Stonewall Pride Festival Celebrates 35th Anniversary
The 35th Annual Stonewall Columbus Pride Festival is set to kick off Friday afternoon in Goodale Park.
Karla Rothan, Executive Director of Stonewall Columbus, has been involved for 19 of the festival’s 35 years. She said that when she started getting involved as a volunteer, they had about 15,000 people in attendance and it was a one-day festival. For this year’s festival, they’re expecting 400,000 attendees over the course of Friday and Saturday.
Last year, the festival had to close early due to rainy weather, but this weekend’s forecast calls for clear skies and sunshine, which will allow the 50+ performance acts and roughly 200 vendors taking part to showcase their work.
With Columbus currently ranked with the second largest pride festivals in the Midwest, Rothan believes that Columbus could surpass Chicago to take the top spot this year.
“We have one of the largest attended festivals and marches in the country, really,” said Rothan.
Chicago’s 47th annual pride festival is also set to take place this weekend, with their parade taking place separately, on June 26. Last year, Chicago’s parade attracted approximately one million people, with the festival garnering an attendance of an estimated 50,000.
Aptly, “35 Years of Stonewall Columbus” is the theme of this year’s parade, which is set to start at 10:30 a.m. on Saturday. Rothan said that the dignitaries that started the organization are going to be marching along with the three founders of Stonewall Columbus in celebration of this landmark.
Mayor Ginther will be cutting a 35th Anniversary ribbon to start the parade, which will be held by Columbus City Councilmember Shannon Hardin and Columbus Board of Education member and former Councilmember Mary Jo Hudson, who are both openly gay.
The grand marshall of this year’s parade is Lana Moore, captain of the Columbus Division of Fire, who came out as transgender in 2008 and transitioned on the job. She will be marching alongside over 300 city employees and members of the division of police and division of fire.
In the wake of the Orlando tragedy, Rothan said that the organization has met with Columbus Police Department’s Chief Jacobs and the Department of Homeland Security to ensure that festival goers can safely enjoy the weekend’s festivities.
“We are beefing up all of our security, and we are educating the public about ‘if you see something say something’ which is really important,” she stated. “We’ll have the maximum amount of security.”
She added that after the Boston Marathon bombing in 2013, parades and other heavily attended events — including the Stonewall Pride Festival — had to up their security anyway. Stonewall now spends over $20,000 on special duty officers for the event, and Rothan said that the city of Columbus spends “tens of thousands of dollars” to support those efforts on their own to ensure safety.
One of the Pride festival’s biggest events is the parade, which will feature more than 200 organizations this year — a number that has grown immensely since the first parade in 1981.
“Back then there were about 75 people marching — and they marched with bags on their heads or in disguise, in fear of losing their jobs,” says Rothan. “No corporations or politicians or businesses would be seen with us.
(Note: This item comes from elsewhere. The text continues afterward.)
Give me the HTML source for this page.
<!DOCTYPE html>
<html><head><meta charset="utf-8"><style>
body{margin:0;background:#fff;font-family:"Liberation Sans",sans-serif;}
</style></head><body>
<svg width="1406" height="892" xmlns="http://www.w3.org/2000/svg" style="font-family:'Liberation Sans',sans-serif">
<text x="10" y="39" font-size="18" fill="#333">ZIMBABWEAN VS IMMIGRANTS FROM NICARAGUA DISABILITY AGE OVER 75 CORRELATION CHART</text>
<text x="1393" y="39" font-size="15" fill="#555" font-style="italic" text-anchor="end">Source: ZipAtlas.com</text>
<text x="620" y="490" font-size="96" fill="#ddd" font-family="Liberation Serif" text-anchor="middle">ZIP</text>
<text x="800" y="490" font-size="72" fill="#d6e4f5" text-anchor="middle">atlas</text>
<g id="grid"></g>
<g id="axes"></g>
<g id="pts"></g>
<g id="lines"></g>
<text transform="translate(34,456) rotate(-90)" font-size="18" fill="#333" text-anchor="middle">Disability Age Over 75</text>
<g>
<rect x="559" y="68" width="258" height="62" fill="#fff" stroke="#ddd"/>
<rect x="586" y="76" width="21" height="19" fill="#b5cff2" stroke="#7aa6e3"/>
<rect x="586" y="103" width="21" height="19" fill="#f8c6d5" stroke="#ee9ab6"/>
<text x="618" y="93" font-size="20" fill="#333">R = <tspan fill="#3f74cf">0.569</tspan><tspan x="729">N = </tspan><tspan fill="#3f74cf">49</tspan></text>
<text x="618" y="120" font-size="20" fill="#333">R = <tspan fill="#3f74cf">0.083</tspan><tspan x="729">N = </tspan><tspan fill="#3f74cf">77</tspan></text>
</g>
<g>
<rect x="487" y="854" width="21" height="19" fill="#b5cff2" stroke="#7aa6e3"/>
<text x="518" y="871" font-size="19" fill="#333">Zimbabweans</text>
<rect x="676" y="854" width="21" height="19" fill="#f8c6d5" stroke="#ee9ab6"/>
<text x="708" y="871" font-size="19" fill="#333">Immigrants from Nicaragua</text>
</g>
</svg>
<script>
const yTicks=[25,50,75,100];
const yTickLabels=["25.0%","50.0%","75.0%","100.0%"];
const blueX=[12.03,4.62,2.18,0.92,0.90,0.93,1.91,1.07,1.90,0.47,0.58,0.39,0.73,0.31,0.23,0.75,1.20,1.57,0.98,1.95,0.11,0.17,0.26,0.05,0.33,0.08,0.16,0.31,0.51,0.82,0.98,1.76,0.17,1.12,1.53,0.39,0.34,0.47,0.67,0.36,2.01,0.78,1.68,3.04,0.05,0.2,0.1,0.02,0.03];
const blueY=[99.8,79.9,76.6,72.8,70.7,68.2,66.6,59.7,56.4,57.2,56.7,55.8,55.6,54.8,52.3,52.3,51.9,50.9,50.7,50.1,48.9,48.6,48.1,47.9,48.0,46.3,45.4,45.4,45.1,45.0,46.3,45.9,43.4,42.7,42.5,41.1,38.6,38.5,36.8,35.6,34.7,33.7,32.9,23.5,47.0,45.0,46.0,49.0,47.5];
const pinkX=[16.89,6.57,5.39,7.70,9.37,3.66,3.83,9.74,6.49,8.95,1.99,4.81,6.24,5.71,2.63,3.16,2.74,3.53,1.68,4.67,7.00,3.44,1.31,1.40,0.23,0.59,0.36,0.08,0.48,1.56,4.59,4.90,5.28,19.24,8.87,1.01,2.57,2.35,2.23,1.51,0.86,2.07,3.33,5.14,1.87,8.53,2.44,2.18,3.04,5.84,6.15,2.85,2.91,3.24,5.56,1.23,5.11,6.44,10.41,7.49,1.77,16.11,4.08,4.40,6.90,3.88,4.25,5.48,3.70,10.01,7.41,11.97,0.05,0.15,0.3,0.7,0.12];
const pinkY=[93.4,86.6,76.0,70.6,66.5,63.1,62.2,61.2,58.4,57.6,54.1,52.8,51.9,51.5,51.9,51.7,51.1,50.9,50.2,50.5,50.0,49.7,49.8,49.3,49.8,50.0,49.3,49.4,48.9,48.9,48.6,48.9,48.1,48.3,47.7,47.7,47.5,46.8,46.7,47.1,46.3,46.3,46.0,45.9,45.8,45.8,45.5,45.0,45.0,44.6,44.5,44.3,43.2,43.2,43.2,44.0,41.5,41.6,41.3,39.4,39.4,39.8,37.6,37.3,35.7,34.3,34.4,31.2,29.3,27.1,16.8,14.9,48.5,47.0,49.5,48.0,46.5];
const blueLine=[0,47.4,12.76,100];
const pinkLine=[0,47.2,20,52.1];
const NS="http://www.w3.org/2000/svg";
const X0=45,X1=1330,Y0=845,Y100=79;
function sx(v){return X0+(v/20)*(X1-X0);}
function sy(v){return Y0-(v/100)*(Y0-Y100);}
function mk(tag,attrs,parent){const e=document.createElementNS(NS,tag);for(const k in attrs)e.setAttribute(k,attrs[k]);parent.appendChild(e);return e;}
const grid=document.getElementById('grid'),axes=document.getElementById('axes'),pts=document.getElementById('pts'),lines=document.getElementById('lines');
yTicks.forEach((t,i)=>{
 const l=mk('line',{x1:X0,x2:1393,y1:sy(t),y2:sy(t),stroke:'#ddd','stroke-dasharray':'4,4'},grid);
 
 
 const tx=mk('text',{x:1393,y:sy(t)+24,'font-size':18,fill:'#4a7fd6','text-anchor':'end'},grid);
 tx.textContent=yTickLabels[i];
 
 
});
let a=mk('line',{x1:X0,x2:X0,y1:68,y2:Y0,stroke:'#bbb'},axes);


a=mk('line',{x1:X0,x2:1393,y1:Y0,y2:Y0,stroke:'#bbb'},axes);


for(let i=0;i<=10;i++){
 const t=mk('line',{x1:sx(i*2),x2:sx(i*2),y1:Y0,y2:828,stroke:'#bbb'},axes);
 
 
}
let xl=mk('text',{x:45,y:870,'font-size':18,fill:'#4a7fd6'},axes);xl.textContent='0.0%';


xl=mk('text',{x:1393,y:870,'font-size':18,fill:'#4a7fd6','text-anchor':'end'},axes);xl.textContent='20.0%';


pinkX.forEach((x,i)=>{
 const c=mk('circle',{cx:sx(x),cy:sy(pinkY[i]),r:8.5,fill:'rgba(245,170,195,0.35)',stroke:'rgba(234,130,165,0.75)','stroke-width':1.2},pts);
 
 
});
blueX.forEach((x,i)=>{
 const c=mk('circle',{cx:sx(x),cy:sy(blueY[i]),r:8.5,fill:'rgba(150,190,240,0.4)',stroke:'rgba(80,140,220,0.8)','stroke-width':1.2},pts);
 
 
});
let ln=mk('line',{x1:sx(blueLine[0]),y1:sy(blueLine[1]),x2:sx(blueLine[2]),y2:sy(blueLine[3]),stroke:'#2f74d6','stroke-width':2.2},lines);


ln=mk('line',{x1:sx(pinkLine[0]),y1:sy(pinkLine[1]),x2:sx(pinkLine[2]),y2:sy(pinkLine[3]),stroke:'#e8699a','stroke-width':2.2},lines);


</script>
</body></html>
But by 2015, every major company, every small business, everybody is involved in this parade and people are out and proud and they want to be a part of it.”
While the parade always garners attention, Rothan says a perhaps lesser-known facet of the festival are the areas designed to accomodate festival goers of all ages. One such area is the family area, which will feature face painting, artists, games and a bounce house, among other activities. The Teen Village is organized by and for festival-goers ages 13-19. Teens will be presenting performance art on Friday and Saturday. And the Trailblazers area offers shade, food and drink and a place to rest for ages 50-plus.
Every year it takes over 500 day-of volunteers, in addition to the team of 24 that work on organizing the festival year-round.
There is no charge for admission to the festival, but Stonewall Columbus asks that attendees donate $5 to the organization each day they attend. Wristbands and dog tags will be offered at $10 to support the organization as well.